Eventually, we do the least optimal way of doing this & just record statistics on a query operators through runtime counters + if it fails, just reuse the row statistics collected at runtime back into the plan to re-execute the query with a plan which includes the updated statistics & take another go at it.

This worked better for filter selectivity, particularly where we got NOT IN ('FAILED', 'ABANDONDED') sort of estimates very wrong (a histogram would help, but an HLL+ is useless).

Even though this puts a huge penalty on a bad plan, the bad plans are not common enough for the always-robust sort of mechanism to be needed - so by sacrificing the P99 at scale, you get your P95 latencies way down.

And overall, being optimistic has worked out better for the whole cluster utilization, because there's a small fraction of giant queries & everyone else with Tableau is happy that everything returns fast.

[1] - https://en.wikipedia.org/wiki/Hash_join#Grace_hash_join

The Grace sounds just like a hash join as performed on the Hadoop map-reduce.
Well Hive runs on Hadoop so...
Every solution for robust joins sorting, hashing, or partitioning of some form and if you squint hard partitioning and hashing are very closely related to sorting, so I understand conceptually it seems samey - it kinda boils down to different schemes for partitioning the data.

The implementations and performance characteristics really aren't close at all.

The hash-based join starts in memory and degrades only under memory pressure, and, if it's a broadcast join, doesn't require data to be redistributed across nodes for each join. It also allows streaming one input through the join without sorting or otherwise buffering it in the join.

The old-style sort-merge join on map reduce requires both inputs to the join to be written to storage, shuffled across nodes and fully sorted even in the best case.

>The old-style sort-merge join on map reduce requires both inputs to the join to be written to storage, shuffled across nodes and fully sorted even in the best case

It isn't full sort of both inputs. It sorts only what is on given node.

Underneath this is the hard truth that streaming is hard and costly. I've run into many people with optimistic dreams around how to take an SQL or other query languages and then make it update based on data changes rather than periodic polling.
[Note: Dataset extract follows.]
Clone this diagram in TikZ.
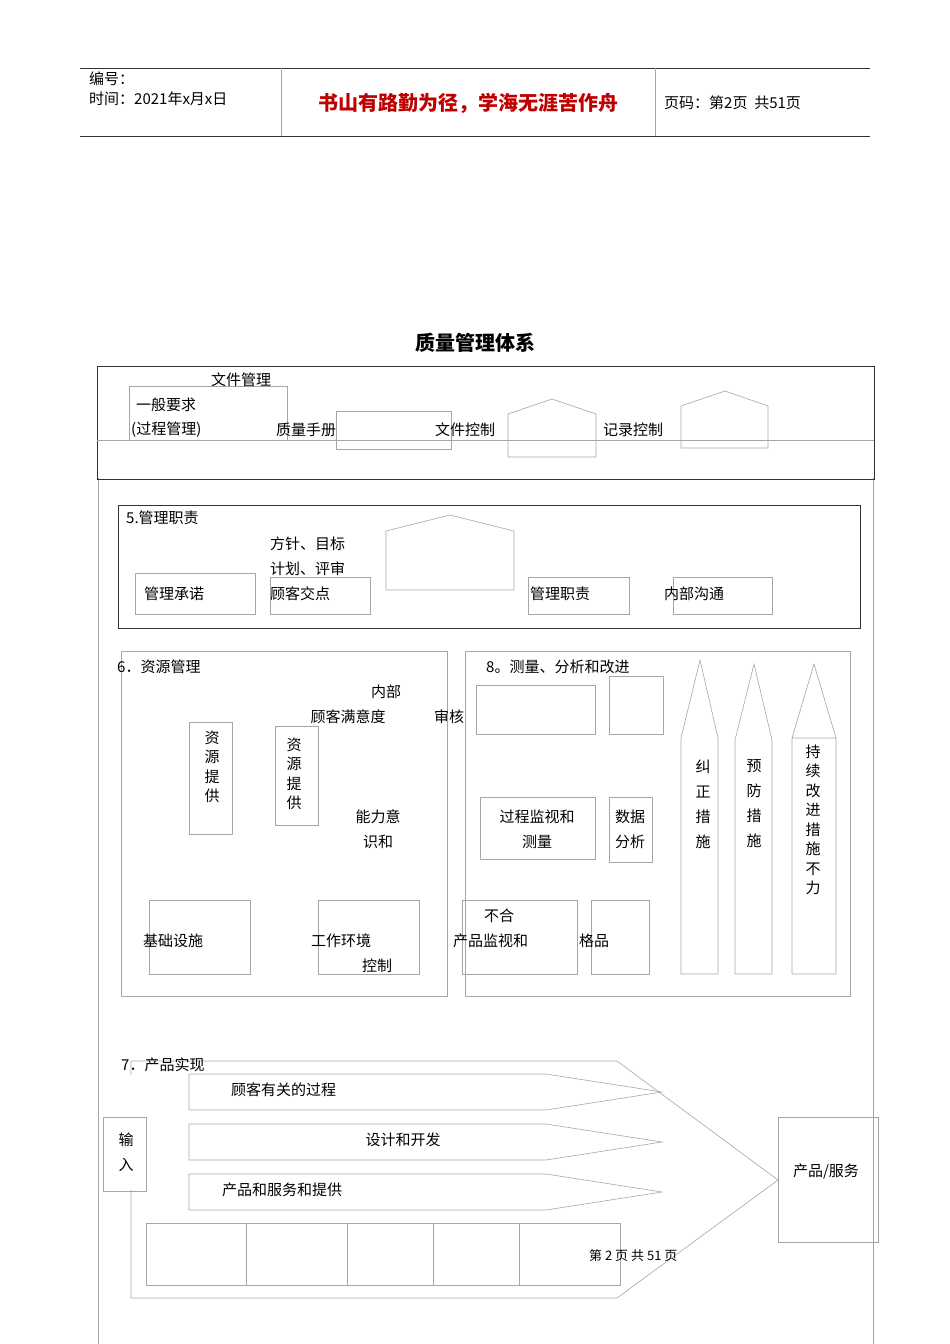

These systems are always expensive and yield marginal improvements when compared to a dumb publish subscribe system. I've got notes on publish subscribe systems, and I am publishing a paper next month about the end result system that I built over five years. For a clue about the midpoint, my SRECON talk addresses this: https://www.usenix.org/conference/srecon17americas/program/p...

A key note is that publish/subscribe over-commits the problem space (i.e. the problem space can potentially be quadratic depending on use), but if you give up on durability then your costs can go way-way-way down.
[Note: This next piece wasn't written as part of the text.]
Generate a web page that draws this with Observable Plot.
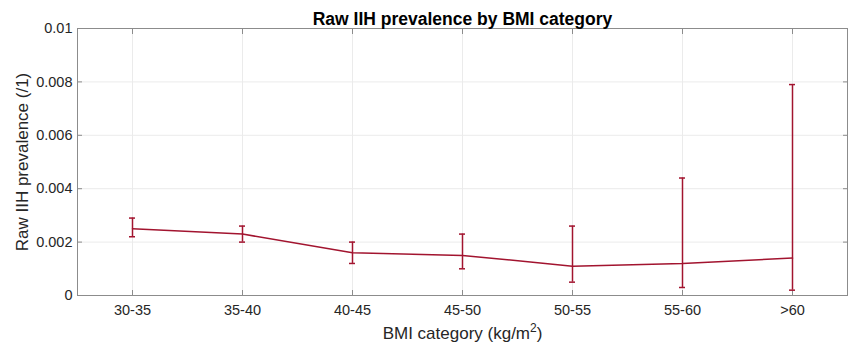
<!DOCTYPE html>
<html><head><meta charset="utf-8">
<script src="https://cdn.jsdelivr.net/npm/d3@7"></script>
<script src="https://cdn.jsdelivr.net/npm/@observablehq/plot@0.6"></script>
<style>body{margin:0;background:#fff} svg{display:block}</style>
</head><body><div id="chart"></div>
<script>
const categories = ["30-35", "35-40", "40-45", "45-50", "50-55", "55-60", ">60"];
const prevalence = [0.0025, 0.0023, 0.0016, 0.0015, 0.0011, 0.0012, 0.0014];
const lower = [0.0022, 0.0020, 0.0012, 0.0010, 0.0005, 0.0003, 0.0002];
const upper = [0.0029, 0.0026, 0.0020, 0.0023, 0.0026, 0.0044, 0.0079];
const yTicks = [0, 0.002, 0.004, 0.006, 0.008, 0.01];
const yTickLabels = ["0", "0.002", "0.004", "0.006", "0.008", "0.01"];
const title = "Raw IIH prevalence by BMI category";
const xLabel = "BMI category (kg/m2)";
const yLabel = "Raw IIH prevalence (/1)";

const data = categories.map((c, i) => ({cat: c, v: prevalence[i], lo: lower[i], hi: upper[i]}));

const color = "#A2142F";
const textColor = "#262626";
const axisColor = "#8c8c8c";
const gridColor = "#ebebeb";
const font = "'Liberation Sans', Arial, Helvetica, sans-serif";

const chart = Plot.plot({
  width: 849, height: 347,
  marginLeft: 77, marginRight: 2, marginTop: 28, marginBottom: 52,
  style: {fontFamily: font, fontSize: "14.5px", color: textColor, background: "#fff"},
  x: {type: "point", domain: categories, padding: 0.5},
  y: {domain: [0, 0.01]},
  marks: [
    Plot.gridX({stroke: gridColor, strokeOpacity: 1}),
    Plot.gridY(yTicks, {stroke: gridColor, strokeOpacity: 1}),
    Plot.frame({stroke: axisColor}),
    Plot.axisX({anchor: "bottom", tickSize: -5, tickPadding: 14, stroke: axisColor, fill: textColor, label: null}),
    Plot.axisX({anchor: "top", tickSize: -5, stroke: axisColor, tickFormat: () => "", label: null}),
    Plot.axisY(yTicks, {anchor: "left", tickSize: -5, tickPadding: 10, stroke: axisColor, fill: textColor,
      tickFormat: d => yTickLabels[yTicks.indexOf(d)], label: null}),
    Plot.axisY(yTicks, {anchor: "right", tickSize: -5, stroke: axisColor, tickFormat: () => "", label: null}),
    Plot.line(data, {x: "cat", y: "v", stroke: color, strokeWidth: 1.5}),
    Plot.ruleX(data, {x: "cat", y1: "lo", y2: "hi", stroke: color, strokeWidth: 1.5}),
    Plot.ruleY(data, {x1: "cat", x2: "cat", y: "hi", insetLeft: -3, insetRight: -3, stroke: color, strokeWidth: 1.5}),
    Plot.ruleY(data, {x1: "cat", x2: "cat", y: "lo", insetLeft: -3, insetRight: -3, stroke: color, strokeWidth: 1.5}),
    Plot.text([title], {text: d => d, frameAnchor: "top", lineAnchor: "middle", dy: -9, fontWeight: "bold", fontSize: 17.5, fill: "#000"}),
    Plot.text([yLabel], {text: d => d, frameAnchor: "left", textAnchor: "middle", lineAnchor: "middle", rotate: -90, dx: -55, fontSize: 17, fill: textColor}),
    Plot.text([xLabel], {text: d => d, frameAnchor: "bottom", lineAnchor: "middle", dy: 38, fontSize: 17, fill: textColor})
  ]
});

d3.select(chart).selectAll("text").filter(function() { return this.textContent === xLabel; })
  .each(function() {
    const t = d3.select(this);
    t.text(null);
    t.append("tspan").text("BMI category (kg/m");
    t.append("tspan").attr("dy", -7).attr("font-size", 12).text("2");
    t.append("tspan").attr("dy", 7).text(")");
  });

document.getElementById("chart").appendChild(chart);
</script>
</body></html>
The lack of durability is a problem, BUT it can be leveraged to discover non-marginal use-cases such that further investments make sense. Unfortunately, once you invest in the imperfect system such that it operates at five+ nines during normal operation, then very few query based systems are competitive.

You should check out the event-reduce algorithm[1]. It scales in a different way on how it calculates new results based on old-Results+Event. So it can have some benefits over materialized views depending on the data size and how many clients subscribe to a query.

[1] https://github.com/pubkey/event-reduce

Robust operators in particular seem like an important area of research to me. I've never had time to sit down and think about it in detail, but I can't count the number of escalations I've had that would have been instantly solved if only we had a gracefully degrading broadcast join.
The theme does come up in some papers - Google's F1 papers for example.

A lot of it doing the engineering work to make known techniques work - you can have a broadcast join that spills to disk (using a hybrid hash join or similar) and then layer on other techniques to make the spilling more incremental and reduce the penalties from spilling (e.g. bloom filters). It's just an order-of-magnitude increase in complexity to go from a simple broadcast join to a robust one.

A while ago, while designing an MPP system for AWS Lambda, I came to the conclusion that in the absence of statistics, merge operators for joins and aggregates have better worst-case behavior than the hash-based alternatives. (See samplesort for a distributed sort algorithm that works well for sorting the merge inputs.)